DO THIS:
Please write out the lines of the data exactly, beginning with the first and ending with the line containing "return 1 - y / H"; leave the pictures behind.

DATASET SECTION:
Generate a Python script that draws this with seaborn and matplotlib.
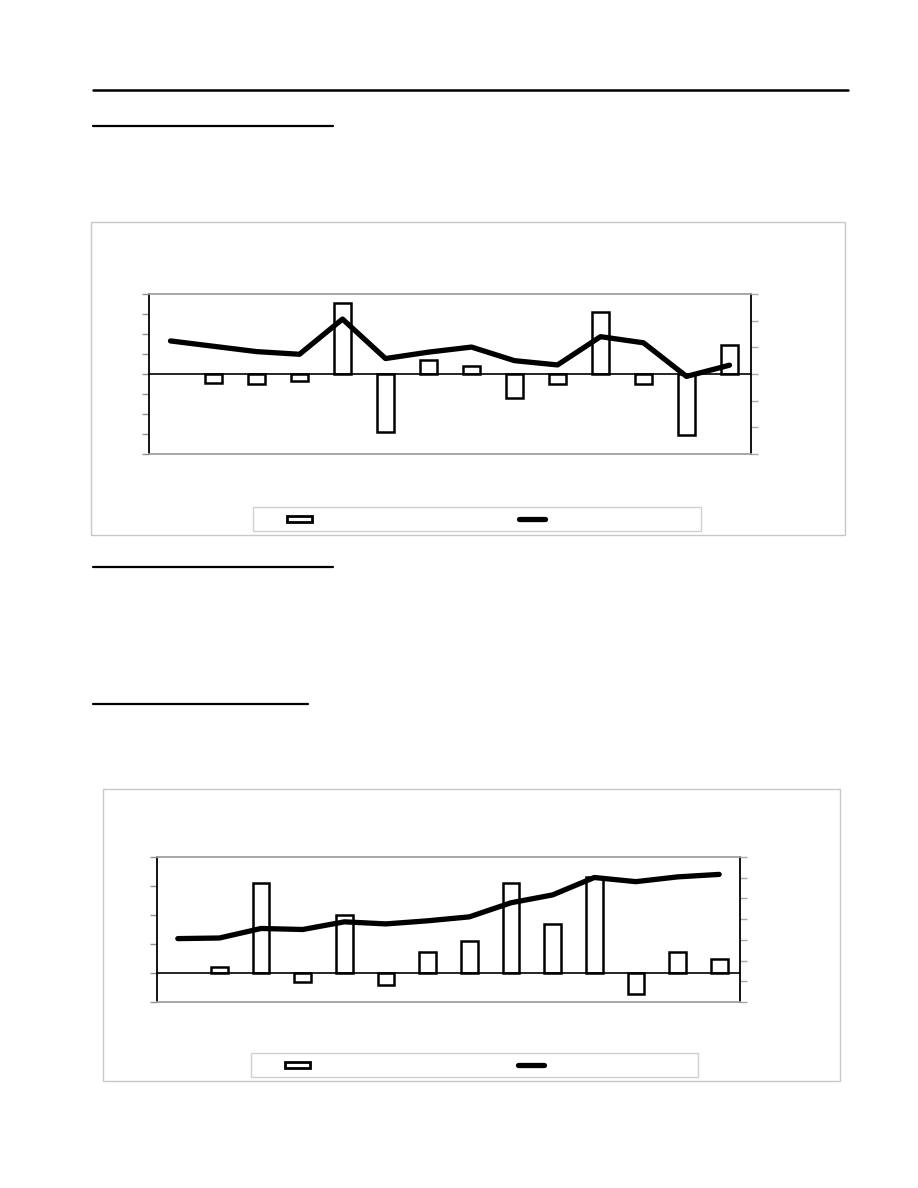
import numpy as np
import pandas as pd
import seaborn as sns
import matplotlib.pyplot as plt
from matplotlib.patches import Rectangle
from matplotlib.lines import Line2D

W, H = 918, 1188

# 14 periods, no labels readable on the page
periods = [str(i) for i in range(1, 15)]

# upper chart: bars on left axis, line on right axis (first period has no bar)
bars_top = [np.nan, -0.45, -0.48, -0.33, 3.55, -2.9, 0.72, 0.39, -1.18, -0.51, 3.12, -0.48, -3.03, 1.44]
line_top = [1.24, 1.04, 0.84, 0.74, 2.06, 0.58, 0.82, 1.01, 0.50, 0.34, 1.40, 1.17, -0.09, 0.33]

# lower chart
bars_bottom = [np.nan, 0.19, 3.10, -0.32, 2.0, -0.40, 0.72, 1.12, 3.09, 1.70, 3.3, -0.71, 0.74, 0.49]
line_bottom = [3.06, 3.09, 3.55, 3.50, 3.87, 3.77, 3.92, 4.11, 4.79, 5.17, 6.01, 5.81, 6.04, 6.16]


def fx(x):
    return x / W


def fy(y):
    return 1 - y / H


def px_rect(x0, y0, x1, y1):
    return [x0 / W, 1 - y1 / H, (x1 - x0) / W, (y1 - y0) / H]


def box(fig, x0, y0, x1, y1, color):
    fig.add_artist(Rectangle((fx(x0), fy(y1)), fx(x1) - fx(x0), fy(y0) - fy(y1),
                             transform=fig.transFigure, fill=False,
                             edgecolor=color, lw=1))


def draw_chart(fig, outer, plot, legend, bars, line, left_lim, left_step,
               right_lim, right_step, patch_x, line_x):
    box(fig, *outer, '#c8c8c8')

    ax = fig.add_axes(px_rect(*plot))
    df = pd.DataFrame({'period': periods, 'change': bars, 'level': line})
    sns.barplot(data=df, x='period', y='change', order=periods, color='white',
                saturation=1, edgecolor='black', linewidth=1.8, width=0.4, ax=ax)
    ax.set_ylim(left_lim)

    ax2 = ax.twinx()
    sns.lineplot(x=np.arange(len(periods)), y=df['level'], ax=ax2,
                 color='black', lw=3.8, solid_capstyle='round')
    ax2.set_ylim(right_lim)

    ax.set_xlim(-0.5, len(periods) - 0.5)
    ax.set_xticks(np.arange(0.5, len(periods) - 1, 1))
    ax.set_xticklabels([])
    ax.set_xlabel('')
    ax.set_ylabel('')
    ax2.set_ylabel('')
    ax.tick_params(axis='x', direction='inout', length=7, color='#c8c8c8', width=1)

    ax.set_yticks(np.arange(left_lim[0], left_lim[1] + 0.01, left_step))
    ax.set_yticklabels([])
    ax.tick_params(axis='y', direction='out', length=5, color='#909090', width=1)
    ax2.set_yticks(np.arange(right_lim[0], right_lim[1] + 0.01, right_step))
    ax2.set_yticklabels([])
    ax2.tick_params(axis='y', direction='out', length=5, color='#a8a8a8', width=1)

    ax.spines['top'].set_visible(False)
    ax.spines['right'].set_visible(False)
    ax.spines['left'].set_color('black')
    ax.spines['left'].set_linewidth(1.3)
    ax.spines['bottom'].set_position(('data', 0))
    ax.spines['bottom'].set_color('black')
    ax.spines['bottom'].set_linewidth(1.2)
    ax2.spines['left'].set_visible(False)
    ax2.spines['right'].set_color('black')
    ax2.spines['right'].set_linewidth(1.3)
    for side in ['top', 'bottom']:
        ax2.spines[side].set_color('#a0a0a0')
        ax2.spines[side].set_linewidth(1.3)
    ax.patch.set_alpha(0)

    # legend box with the two keys (labels are blank on the page)
    lx0, ly0, lx1, ly1 = legend
    box(fig, lx0, ly0, lx1, ly1, '#d0d0d0')
    mid = (ly0 + ly1) / 2
    fig.add_artist(Rectangle((fx(patch_x), fy(mid + 3)), fx(patch_x + 25) - fx(patch_x),
                             fy(mid - 3) - fy(mid + 3), transform=fig.transFigure,
                             facecolor='white', edgecolor='black', lw=2))
    fig.add_artist(Line2D([fx(line_x), fx(line_x + 26)], [fy(mid), fy(mid)],
                          transform=fig.transFigure, color='black', lw=3.8,
                          solid_capstyle='round'))


sns.set_style('white')
fig = plt.figure(figsize=(W / 100, H / 100), dpi=100)

# page rules
fig.add_artist(Line2D([fx(93), fx(848)], [fy(90), fy(90)], color='black', lw=1.8))
for y, x1 in [(126, 333), (567, 333), (704, 308)]:
    fig.add_artist(Line2D([fx(93), fx(x1)], [fy(y), fy(y)], color='black', lw=1.6))

draw_chart(fig, (91, 222, 845, 535), (149, 294, 751, 454), (253, 507, 701, 531),
           bars_top, line_top, (-4, 4), 1, (-3, 3), 1, 287, 519)

draw_chart(fig, (103, 789, 840, 1081), (157, 857, 740, 1002), (251, 1053, 698, 1077),
           bars_bottom, line_bottom, (-1, 4), 1, (0, 7), 1, 285, 518)

fig.savefig('out.png', dpi=100)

TASK ANSWER:
Generate a Python script that draws this with seaborn and matplotlib.
import numpy as np
import pandas as pd
import seaborn as sns
import matplotlib.pyplot as plt
from matplotlib.patches import Rectangle
from matplotlib.lines import Line2D

W, H = 918, 1188

# 14 periods, no labels readable on the page
periods = [str(i) for i in range(1, 15)]

# upper chart: bars on left axis, line on right axis (first period has no bar)
bars_top = [np.nan, -0.45, -0.48, -0.33, 3.55, -2.9, 0.72, 0.39, -1.18, -0.51, 3.12, -0.48, -3.03, 1.44]
line_top = [1.24, 1.04, 0.84, 0.74, 2.06, 0.58, 0.82, 1.01, 0.50, 0.34, 1.40, 1.17, -0.09, 0.33]

# lower chart
bars_bottom = [np.nan, 0.19, 3.10, -0.32, 2.0, -0.40, 0.72, 1.12, 3.09, 1.70, 3.3, -0.71, 0.74, 0.49]
line_bottom = [3.06, 3.09, 3.55, 3.50, 3.87, 3.77, 3.92, 4.11, 4.79, 5.17, 6.01, 5.81, 6.04, 6.16]


def fx(x):
    return x / W


def fy(y):
    return 1 - y / H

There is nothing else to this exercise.